AIM OF THE EXERCISE: Your output is the lines from the first one to the one containing "87, left: 524", repeated exactly, with images left out.

INPUT:

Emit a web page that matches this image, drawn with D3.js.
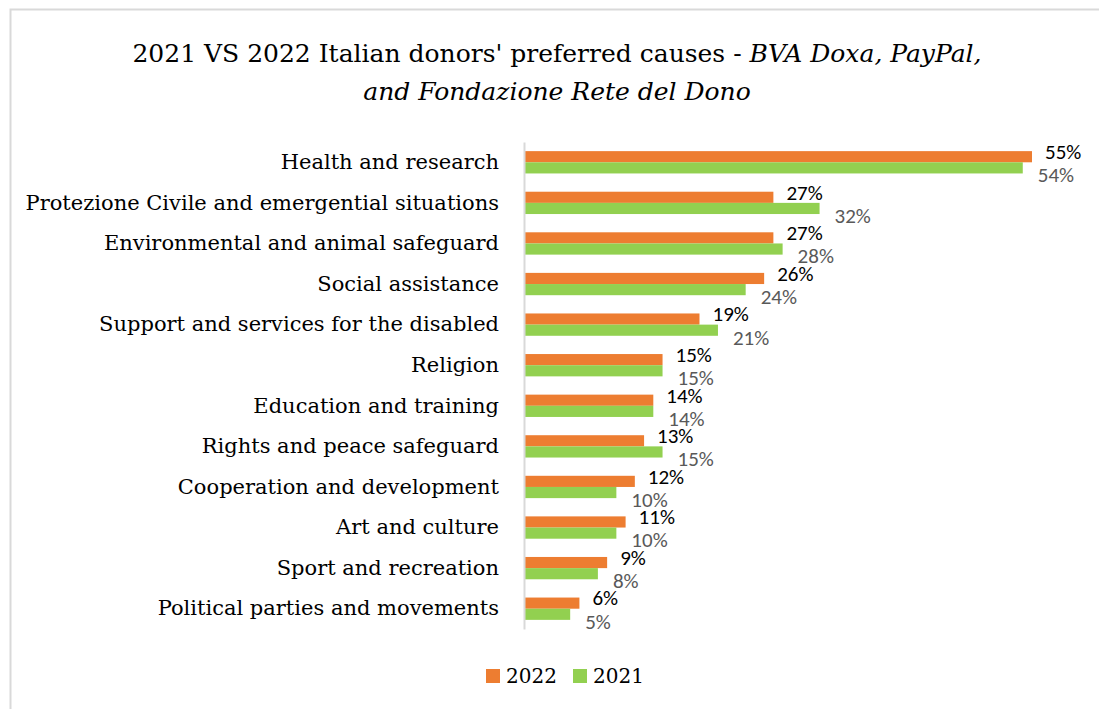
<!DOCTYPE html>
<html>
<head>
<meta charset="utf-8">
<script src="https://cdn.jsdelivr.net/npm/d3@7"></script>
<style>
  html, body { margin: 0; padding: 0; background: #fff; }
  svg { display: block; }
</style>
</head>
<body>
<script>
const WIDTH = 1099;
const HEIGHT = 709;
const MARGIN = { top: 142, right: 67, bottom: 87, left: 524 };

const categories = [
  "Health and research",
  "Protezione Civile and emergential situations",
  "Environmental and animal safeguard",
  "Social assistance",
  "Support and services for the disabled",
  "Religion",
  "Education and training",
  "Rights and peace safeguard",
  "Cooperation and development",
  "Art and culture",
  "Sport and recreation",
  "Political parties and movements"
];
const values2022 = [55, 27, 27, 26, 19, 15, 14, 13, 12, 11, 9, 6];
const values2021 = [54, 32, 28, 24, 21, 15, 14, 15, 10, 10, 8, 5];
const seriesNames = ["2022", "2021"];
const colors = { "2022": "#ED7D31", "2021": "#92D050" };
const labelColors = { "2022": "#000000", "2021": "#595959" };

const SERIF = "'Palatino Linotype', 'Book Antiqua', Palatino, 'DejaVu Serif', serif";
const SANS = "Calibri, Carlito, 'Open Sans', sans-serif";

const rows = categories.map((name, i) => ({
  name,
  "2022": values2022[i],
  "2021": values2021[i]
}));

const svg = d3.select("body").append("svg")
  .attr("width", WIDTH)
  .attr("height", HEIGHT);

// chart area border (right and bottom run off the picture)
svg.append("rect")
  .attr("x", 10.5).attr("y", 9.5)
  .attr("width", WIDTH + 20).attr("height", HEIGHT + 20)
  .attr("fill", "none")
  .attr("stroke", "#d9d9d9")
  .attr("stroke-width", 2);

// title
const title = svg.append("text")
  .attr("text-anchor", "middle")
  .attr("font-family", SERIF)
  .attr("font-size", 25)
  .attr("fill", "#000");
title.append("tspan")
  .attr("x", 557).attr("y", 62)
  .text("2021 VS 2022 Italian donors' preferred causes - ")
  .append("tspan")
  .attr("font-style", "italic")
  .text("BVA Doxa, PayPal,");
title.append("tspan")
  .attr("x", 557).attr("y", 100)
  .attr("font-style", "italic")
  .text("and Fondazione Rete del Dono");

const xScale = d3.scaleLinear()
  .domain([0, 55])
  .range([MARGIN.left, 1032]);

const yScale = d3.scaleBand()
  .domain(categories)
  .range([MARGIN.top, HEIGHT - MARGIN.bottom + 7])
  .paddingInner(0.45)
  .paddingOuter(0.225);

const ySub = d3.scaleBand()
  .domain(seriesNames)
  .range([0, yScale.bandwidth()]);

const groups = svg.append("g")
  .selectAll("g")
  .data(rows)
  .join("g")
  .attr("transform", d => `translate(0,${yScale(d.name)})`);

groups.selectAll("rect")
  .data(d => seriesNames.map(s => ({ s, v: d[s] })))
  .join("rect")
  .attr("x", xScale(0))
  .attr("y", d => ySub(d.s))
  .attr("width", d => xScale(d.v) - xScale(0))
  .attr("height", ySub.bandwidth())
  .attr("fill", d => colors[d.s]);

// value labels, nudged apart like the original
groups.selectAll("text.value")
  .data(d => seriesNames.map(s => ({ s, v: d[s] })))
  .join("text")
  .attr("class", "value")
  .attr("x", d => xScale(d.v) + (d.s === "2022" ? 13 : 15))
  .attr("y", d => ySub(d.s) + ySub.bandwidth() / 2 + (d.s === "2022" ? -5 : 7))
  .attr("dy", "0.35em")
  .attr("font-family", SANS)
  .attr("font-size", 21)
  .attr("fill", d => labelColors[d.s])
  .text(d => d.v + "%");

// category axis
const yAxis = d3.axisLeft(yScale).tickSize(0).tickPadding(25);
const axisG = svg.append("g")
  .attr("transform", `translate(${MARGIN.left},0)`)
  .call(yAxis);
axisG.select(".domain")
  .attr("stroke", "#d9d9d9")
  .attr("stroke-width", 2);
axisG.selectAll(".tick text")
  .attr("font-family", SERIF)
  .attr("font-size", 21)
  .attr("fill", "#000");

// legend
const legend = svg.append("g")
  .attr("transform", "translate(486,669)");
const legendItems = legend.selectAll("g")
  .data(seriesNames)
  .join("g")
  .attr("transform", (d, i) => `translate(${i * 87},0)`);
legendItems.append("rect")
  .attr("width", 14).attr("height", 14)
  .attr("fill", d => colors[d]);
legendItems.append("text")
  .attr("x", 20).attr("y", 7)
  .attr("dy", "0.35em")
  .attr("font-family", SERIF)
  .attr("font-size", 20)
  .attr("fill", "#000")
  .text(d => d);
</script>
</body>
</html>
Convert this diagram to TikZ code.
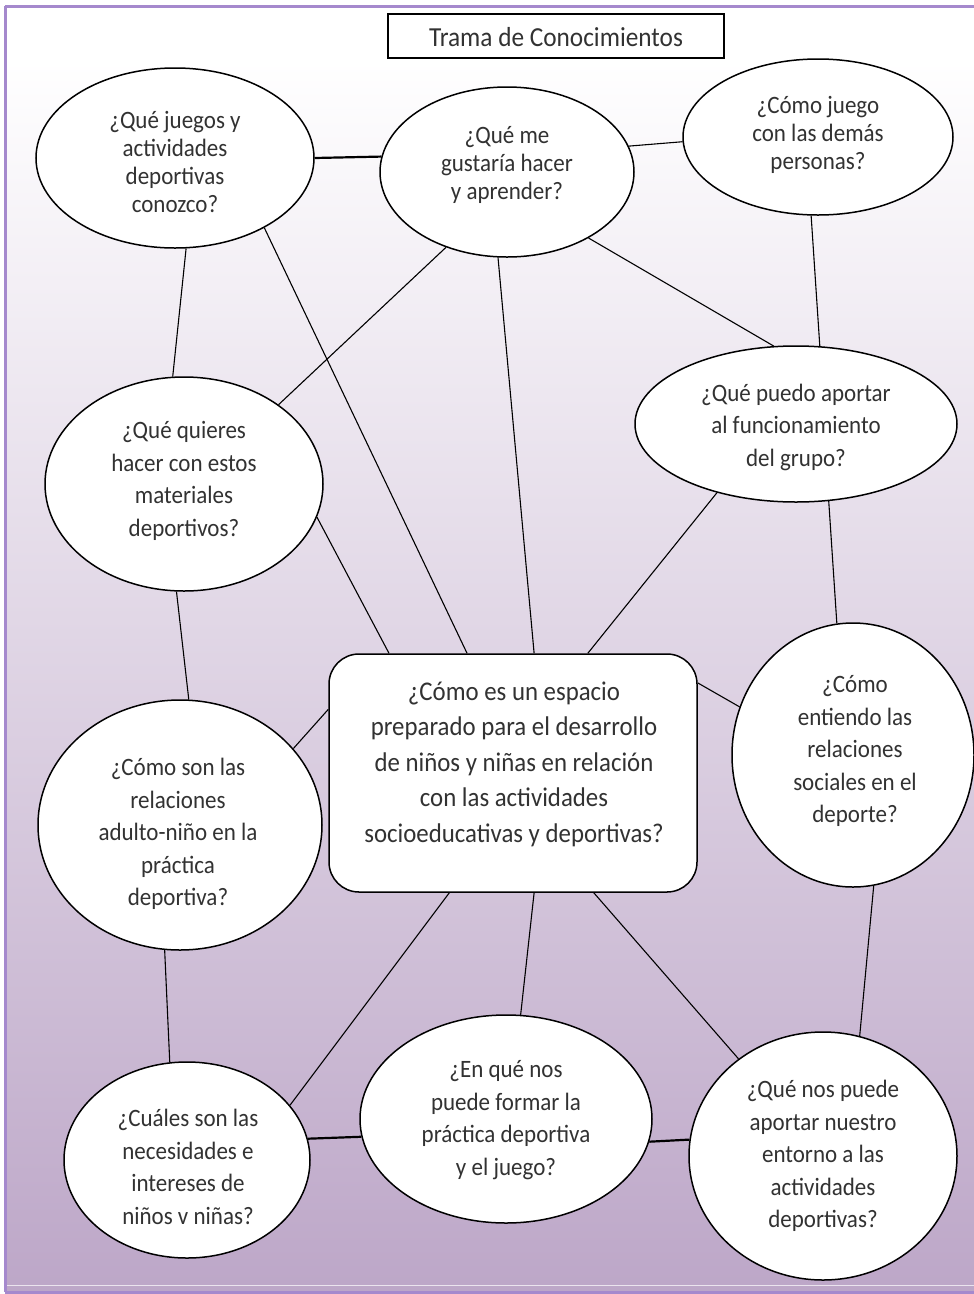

THE SOLUTION:
Emit a web page that matches this image, drawn with D3.js.
<!DOCTYPE html>
<html>
<head>
<meta charset="utf-8">
<script src="https://cdn.jsdelivr.net/npm/d3@7"></script>
<style>
  html, body { margin: 0; padding: 0; background: #fff; }
  svg { display: block; }
</style>
</head>
<body>
<script>
const WIDTH = 1099;
const HEIGHT = 709;
const MARGIN = { top: 142, right: 67, bottom: 87, left: 524 };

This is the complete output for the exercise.